Instructions for the task
Your copy should be exact, beginning at the line containing "Emit a Python" and ending at the line containing "from matplotlib.transforms import", with both lines kept and every picture dropped.
================
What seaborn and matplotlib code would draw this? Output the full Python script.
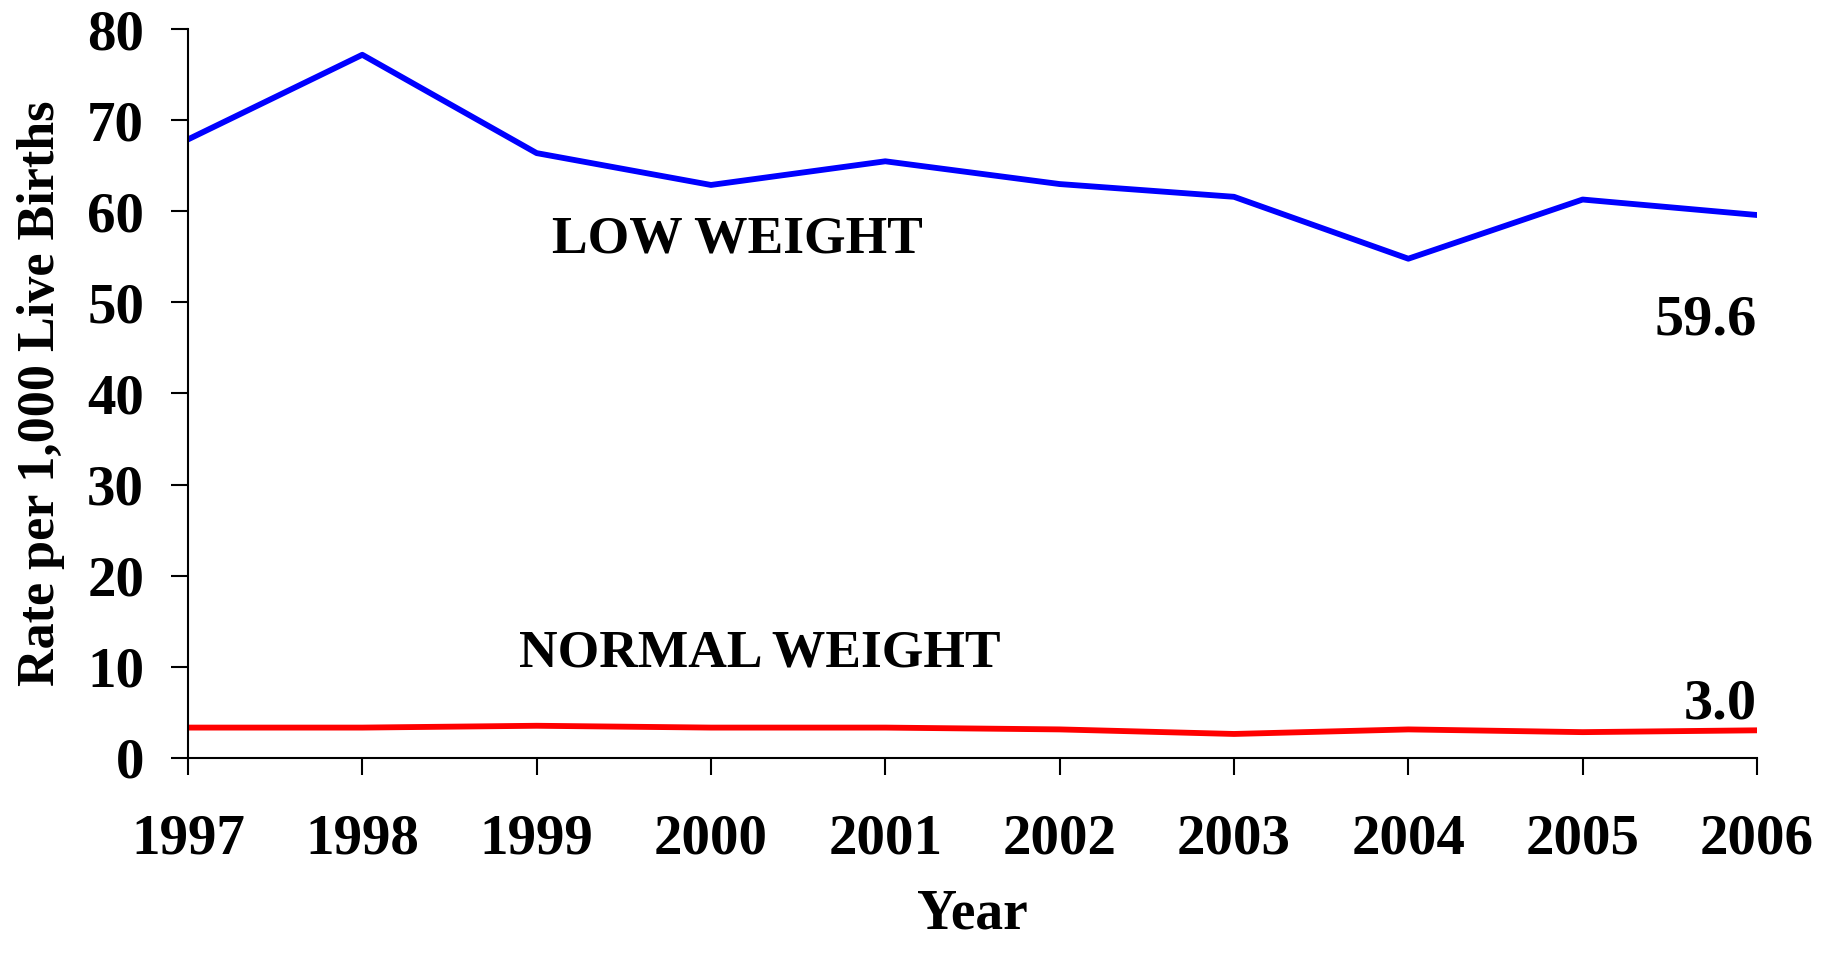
import numpy as np
import pandas as pd
import matplotlib
matplotlib.use("Agg")
import matplotlib.pyplot as plt
import seaborn as sns

# data
years = [1997, 1998, 1999, 2000, 2001, 2002, 2003, 2004, 2005, 2006]
low_weight = [67.9, 77.2, 66.4, 62.9, 65.5, 63.0, 61.6, 54.8, 61.3, 59.6]
normal_weight = [3.3, 3.3, 3.5, 3.3, 3.3, 3.1, 2.6, 3.1, 2.8, 3.0]
y_ticks = [0, 10, 20, 30, 40, 50, 60, 70, 80]

df = pd.DataFrame({
    "Year": years * 2,
    "Rate": low_weight + normal_weight,
    "Group": ["LOW WEIGHT"] * len(years) + ["NORMAL WEIGHT"] * len(years),
})

sns.set_style("ticks")
plt.rcParams["font.family"] = ["Liberation Serif", "DejaVu Serif"]
plt.rcParams["font.weight"] = "bold"
plt.rcParams["text.color"] = "black"
plt.rcParams["axes.labelcolor"] = "black"
plt.rcParams["xtick.color"] = "black"
plt.rcParams["ytick.color"] = "black"
plt.rcParams["axes.edgecolor"] = "black"

fig, ax = plt.subplots(figsize=(18.39, 9.6), dpi=100)
fig.subplots_adjust(left=0.1022, right=0.9554, top=0.9695, bottom=0.2108)

sns.lineplot(data=df, x="Year", y="Rate", hue="Group",
             palette={"LOW WEIGHT": "#0000ff", "NORMAL WEIGHT": "#ff0000"},
             linewidth=4.2, legend=False, ax=ax)

ax.set_xlim(1997, 2006)
ax.set_ylim(0, 80)
ax.set_xticks(years)
ax.set_xticklabels([str(y) for y in years])
ax.set_yticks(y_ticks)

ax.tick_params(axis="x", length=12.5, width=1.5, pad=28, labelsize=41)
ax.tick_params(axis="y", length=12.5, width=1.5, pad=19, labelsize=41)
for lab in ax.get_xticklabels() + ax.get_yticklabels():
    lab.set_fontweight("bold")

sns.despine(ax=ax)
ax.spines["left"].set_linewidth(1.5)
ax.spines["bottom"].set_linewidth(1.5)

ax.set_xlabel("Year", fontsize=40, fontweight="bold", labelpad=16)
ax.set_ylabel("Rate per 1,000 Live Births", fontsize=37.5, fontweight="bold", labelpad=16)

# series labels and end values
ax.text(1999.09, 55.5, "LOW WEIGHT", fontsize=38.5, fontweight="bold", va="baseline")
ax.text(1998.9, 10.05, "NORMAL WEIGHT", fontsize=38.5, fontweight="bold", va="baseline")
ax.text(2006, 46.5, f"{low_weight[-1]:.1f}", fontsize=42, fontweight="bold",
        ha="right", va="baseline")
ax.text(2006, 4.25, f"{normal_weight[-1]:.1f}", fontsize=42, fontweight="bold",
        ha="right", va="baseline")

fig.savefig("out.png", dpi=100)
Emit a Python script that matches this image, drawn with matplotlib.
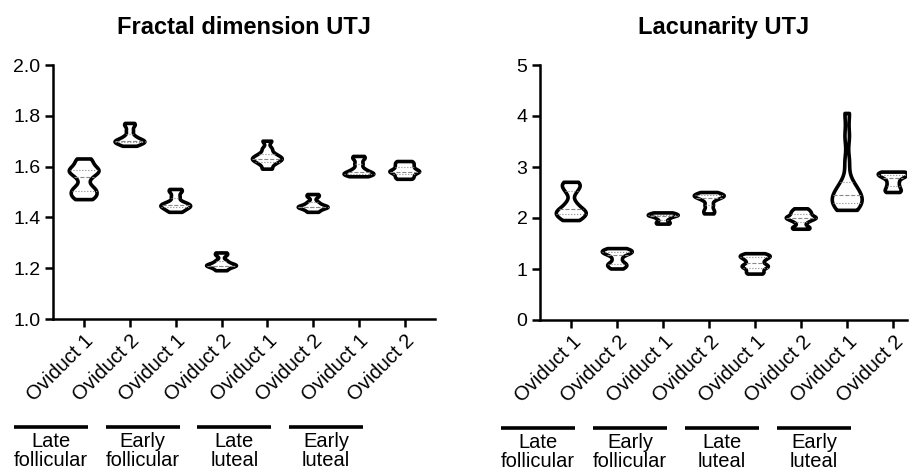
import numpy as np
import matplotlib
matplotlib.use("Agg")
import matplotlib.pyplot as plt
from matplotlib.transforms import blended_transform_factory

plt.rcParams['font.family'] = ['Liberation Sans', 'DejaVu Sans']

tick_labels = ["Oviduct 1", "Oviduct 2"] * 4
groups = ["Late\nfollicular", "Early\nfollicular", "Late\nluteal", "Early\nluteal"]

# fractal dimension per oviduct
fractal = [
    [1.47, 1.48, 1.49, 1.50, 1.51, 1.52, 1.55, 1.57, 1.58, 1.58, 1.59, 1.60, 1.62, 1.63],
    [1.68, 1.69, 1.69, 1.70, 1.70, 1.70, 1.71, 1.72, 1.74, 1.76, 1.77],
    [1.42, 1.43, 1.44, 1.44, 1.45, 1.45, 1.46, 1.48, 1.50, 1.51],
    [1.19, 1.20, 1.21, 1.21, 1.21, 1.22, 1.23, 1.25, 1.26],
    [1.59, 1.61, 1.62, 1.63, 1.63, 1.64, 1.65, 1.67, 1.70],
    [1.42, 1.43, 1.44, 1.44, 1.44, 1.45, 1.46, 1.48, 1.49],
    [1.56, 1.57, 1.57, 1.57, 1.58, 1.59, 1.61, 1.63, 1.64],
    [1.55, 1.56, 1.57, 1.58, 1.58, 1.59, 1.60, 1.61, 1.62],
]

lacunarity = [
    [1.95, 2.00, 2.05, 2.10, 2.10, 2.15, 2.20, 2.30, 2.50, 2.60, 2.65, 2.70],
    [1.00, 1.05, 1.08, 1.12, 1.20, 1.28, 1.30, 1.33, 1.35, 1.37, 1.40],
    [1.88, 1.92, 1.98, 2.02, 2.05, 2.05, 2.08, 2.10],
    [2.08, 2.15, 2.25, 2.35, 2.40, 2.42, 2.45, 2.45, 2.50],
    [0.90, 0.95, 1.02, 1.05, 1.08, 1.15, 1.20, 1.25, 1.25, 1.30],
    [1.78, 1.82, 1.92, 1.98, 2.00, 2.02, 2.08, 2.12, 2.18],
    [2.15, 2.20, 2.25, 2.30, 2.35, 2.40, 2.45, 2.50, 2.60, 2.70, 3.10, 3.60, 4.05],
    [2.50, 2.55, 2.62, 2.70, 2.78, 2.82, 2.85, 2.88, 2.90],
]


def draw_panel(ax, data, title, ylim, yticks, yfmt):
    pos = np.arange(len(data))
    parts = ax.violinplot(data, positions=pos, widths=0.65, showextrema=False,
                          bw_method=0.3, points=200)
    for body, d, p in zip(parts['bodies'], data, pos):
        body.set_facecolor('none')
        body.set_edgecolor('black')
        body.set_linewidth(2.6)
        body.set_alpha(1)
        v = body.get_paths()[0].vertices
        right = v[v[:, 0] > p]
        order = np.argsort(right[:, 1])
        ys, xs = right[order, 1], right[order, 0] - p
        q1, med, q3 = np.percentile(d, [25, 50, 75])
        for q, ls in [(q1, ':'), (med, '--'), (q3, ':')]:
            hw = np.interp(q, ys, xs)
            ax.plot([p - hw, p + hw], [q, q], color='#888888', lw=0.8, ls=ls)

    ax.set_title(title, fontsize=17, fontweight='bold', pad=22)
    ax.set_ylim(*ylim)
    ax.set_yticks(yticks)
    ax.set_yticklabels([yfmt.format(t) for t in yticks], fontsize=14)
    ax.set_xticks(pos)
    ax.set_xticklabels(tick_labels, rotation=45, ha='right', rotation_mode='anchor',
                       fontsize=14.5)
    for s in ['top', 'right']:
        ax.spines[s].set_visible(False)
    for s in ['left', 'bottom']:
        ax.spines[s].set_linewidth(1.8)
    ax.tick_params(width=1.8, length=6, pad=3)

    trans = blended_transform_factory(ax.transData, ax.transAxes)
    for k, g in enumerate(groups):
        c = 2 * k - 0.72
        ax.plot([c - 0.81, c + 0.81], [-0.425, -0.425], color='black', lw=2.6,
                transform=trans, clip_on=False, solid_capstyle='butt')
        ax.text(c, -0.445, g, transform=trans, ha='center', va='top', fontsize=14.5,
                linespacing=0.98)


fig = plt.figure(figsize=(9.09, 4.70), dpi=100)
ax1 = fig.add_axes([53 / 909, 151 / 470, 382 / 909, 254 / 470])
ax2 = fig.add_axes([540 / 909, 150 / 470, 367 / 909, 255 / 470])

draw_panel(ax1, fractal, "Fractal dimension UTJ", (1.0, 2.0),
           [1.0, 1.2, 1.4, 1.6, 1.8, 2.0], "{:.1f}")
ax1.set_xlim(-0.68, 7.66)
draw_panel(ax2, lacunarity, "Lacunarity UTJ", (0, 5), [0, 1, 2, 3, 4, 5], "{:.0f}")
ax2.set_xlim(-0.68, 7.3)

fig.savefig("out.png", dpi=100)
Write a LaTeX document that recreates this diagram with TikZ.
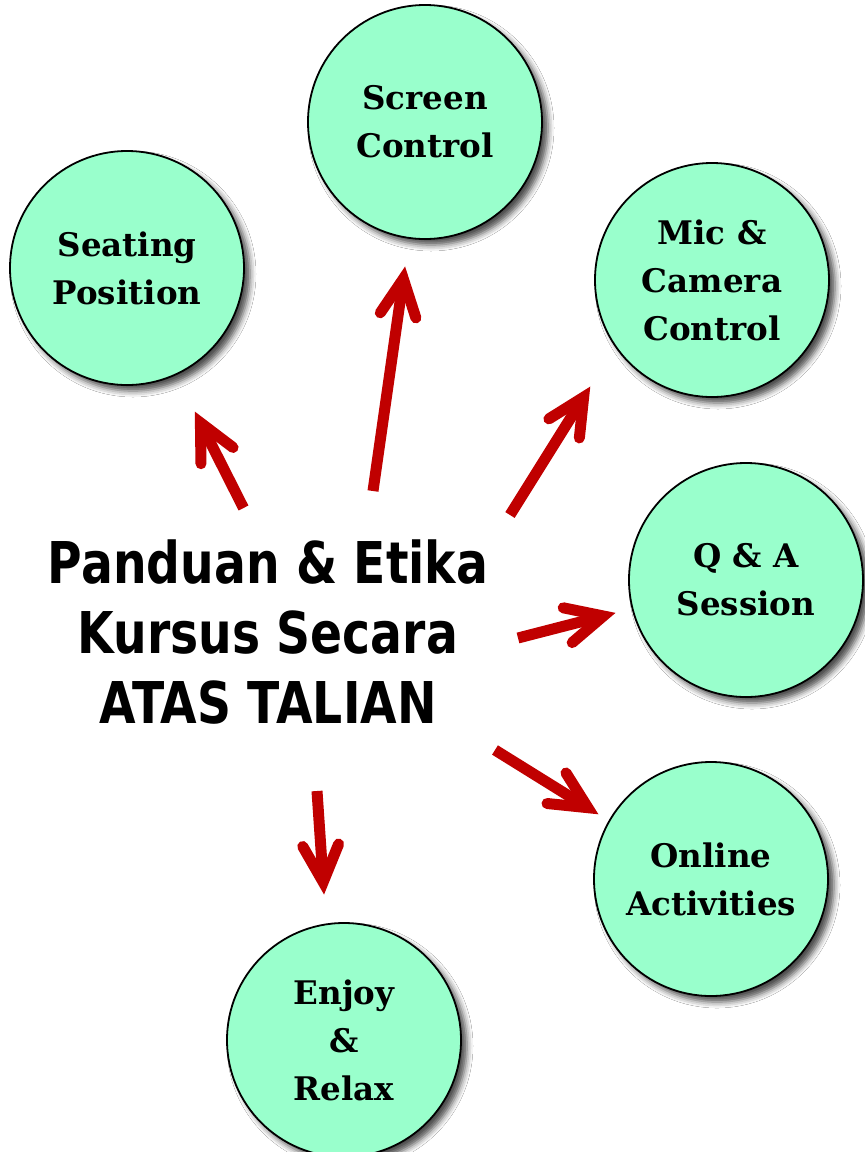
\documentclass[tikz,border=0pt]{standalone}
\usepackage{fontspec}
\usepackage{graphicx}
\usetikzlibrary{calc,shadows.blur}
\newfontfamily\circfont{DejaVu Serif}
\newfontfamily\titlefont{DejaVu Sans}
\definecolor{cfill}{HTML}{99FFCC}
\definecolor{ared}{HTML}{C00000}
\tikzset{
  circ/.style={circle, draw=black, line width=1.8pt, fill=cfill,
    minimum size=234pt, inner sep=0pt, align=center,
    blur shadow={shadow xshift=6pt, shadow yshift=-6pt, shadow blur radius=6pt, shadow opacity=70},
    font={\circfont\bfseries\fontsize{32.5}{48}\selectfont}},
  shaft/.style={draw=ared, line width=11pt, line cap=butt},
  head/.style={draw=ared, line width=11pt, line cap=round, line join=miter},
  title/.style={align=center, inner sep=0pt,
    font={\titlefont\bfseries\fontsize{57.6}{70}\selectfont}}
}
\newcommand{\sqz}[1]{\scalebox{0.82}[1]{#1}}
\begin{document}
\begin{tikzpicture}[x=1pt,y=-1pt]
\useasboundingbox (0,0) rectangle (865,1152);
\fill[white] (0,0) rectangle (865,1152);

\node[circ] (screen) at (425,122) {Screen\\Control};
\node[circ] (seat) at (127,268) {Seating\\Position};
\node[circ] (mic) at (712,280) {Mic \&\\Camera\\Control};
\node[circ] (qa) at (746,580) {Q \& A\\Session};
\node[circ] (online) at (711,879) {Online\\Activities};
\node[circ] (enjoy) at (344,1040) {Enjoy\\\&\\Relax};

\node[title] (main) at (268,632) {\sqz{Panduan \& Etika}\\\sqz{Kursus Secara}\\\sqz{ATAS TALIAN}};

\coordinate (a1) at (243.5,508); \coordinate (b1) at (195,412);
\coordinate (a2) at (373,491);   \coordinate (b2) at (405,267);
\coordinate (a3) at (510,515);   \coordinate (b3) at (590,387);
\coordinate (a4) at (518,638);   \coordinate (b4) at (615,613);
\coordinate (a5) at (495,750);   \coordinate (b5) at (598,814);
\coordinate (a6) at (317,791);   \coordinate (b6) at (324,894);

\foreach \i in {1,...,6}{
  \coordinate (v\i) at ($(b\i)!12pt!(a\i)$);
  \draw[shaft] (a\i) -- (v\i);
  \draw[head] ($(v\i)!41pt!26:(a\i)$) -- (v\i) -- ($(v\i)!41pt!-26:(a\i)$);
}
\end{tikzpicture}
\end{document}
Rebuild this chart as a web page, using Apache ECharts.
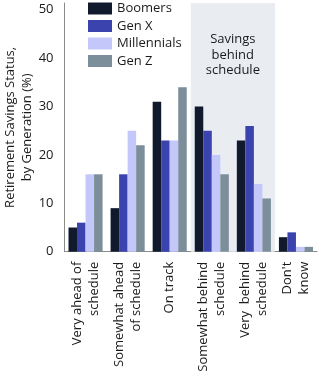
<!DOCTYPE html>
<html>
<head>
<meta charset="utf-8">
<script src="https://cdn.jsdelivr.net/npm/echarts@6/dist/echarts.min.js"></script>
<style>html,body{margin:0;padding:0;background:#fff}#c{width:321px;height:375px}</style>
</head>
<body>
<div id="c"></div>
<script>
const categories = ['Very ahead of\nschedule', 'Somewhat ahead\nof schedule', 'On track', 'Somewhat behind\nschedule', 'Very  behind\nschedule', "Don't\nknow"];
const boomers = [5, 9, 31, 30, 23, 3];
const genX = [6, 16, 23, 25, 26, 4];
const millennials = [16, 25, 23, 20, 14, 1];
const genZ = [16, 22, 34, 16, 11, 1];
const yTicks = [0, 10, 20, 30, 40, 50];
const seriesNames = ['Boomers', 'Gen X', 'Millennials', 'Gen Z'];
const colors = ['#101a2c', '#3b43ae', '#c4c7fa', '#7b8e9a'];
const font = 'Open Sans';

const chart = echarts.init(document.getElementById('c'), null, {renderer: 'canvas'});
const datas = [boomers, genX, millennials, genZ];
const series = datas.map((d, i) => ({
  name: seriesNames[i],
  type: 'bar',
  data: d,
  barGap: '0%',
  barCategoryGap: '19%',
  itemStyle: {color: colors[i]},
  z: 3
}));
series[0].markArea = {
  silent: true,
  z: 1,
  itemStyle: {color: '#e9edf2'},
  label: {
    show: true,
    position: 'insideTop',
    distance: 29,
    formatter: 'Savings\nbehind\nschedule',
    fontFamily: font,
    fontSize: 13,
    lineHeight: 15.5,
    color: '#1a1a1a',
    align: 'center'
  },
  data: [[{xAxis: 3}, {xAxis: 4}]]
};

chart.setOption({
  animation: false,
  textStyle: {fontFamily: font},
  color: colors,
  grid: {left: 64.5, right: 4, top: 3, bottom: 123.3, containLabel: false, outerBoundsMode: 'none'},
  legend: {
    orient: 'vertical',
    left: 88,
    top: 2,
    padding: 0,
    itemWidth: 24,
    itemHeight: 12,
    itemGap: 4.5,
    icon: 'rect',
    textStyle: {fontFamily: font, fontSize: 13, color: '#1a1a1a'},
    data: seriesNames
  },
  xAxis: {
    type: 'category',
    data: categories,
    axisLine: {lineStyle: {color: '#8a8a8a', width: 1}},
    axisTick: {show: false},
    axisLabel: {
      rotate: 90,
      interval: 0,
      margin: 10,
      fontFamily: font,
      fontSize: 13,
      lineHeight: 17,
      color: '#1a1a1a'
    }
  },
  yAxis: {
    type: 'value',
    min: 0,
    max: 51.4,
    name: 'Retirement Savings Status,\nby Generation (%)',
    nameLocation: 'middle',
    nameGap: 29,
    nameMoveOverlap: false,
    nameTextStyle: {fontFamily: font, fontSize: 13, lineHeight: 17, color: '#1a1a1a'},
    axisLine: {show: true, lineStyle: {color: '#8a8a8a', width: 1}},
    axisTick: {show: false},
    splitLine: {show: false},
    axisLabel: {
      customValues: yTicks,
      margin: 11,
      fontFamily: font,
      fontSize: 13,
      color: '#1a1a1a',
      padding: [0, 0, 7, 0]
    }
  },
  series: series
});
</script>
</body>
</html>
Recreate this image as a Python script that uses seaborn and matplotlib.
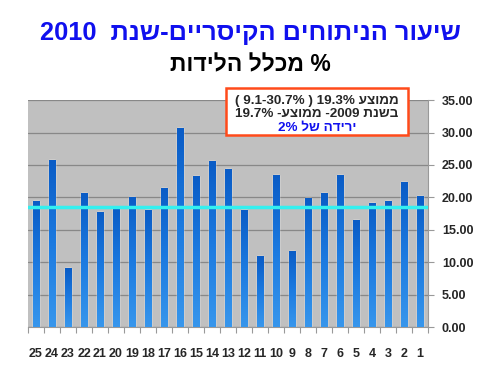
================
Answer to the exercise
Emit a Python script that matches this image, drawn with matplotlib.
import numpy as np
import matplotlib
matplotlib.use("Agg")
import matplotlib.pyplot as plt
from matplotlib.transforms import blended_transform_factory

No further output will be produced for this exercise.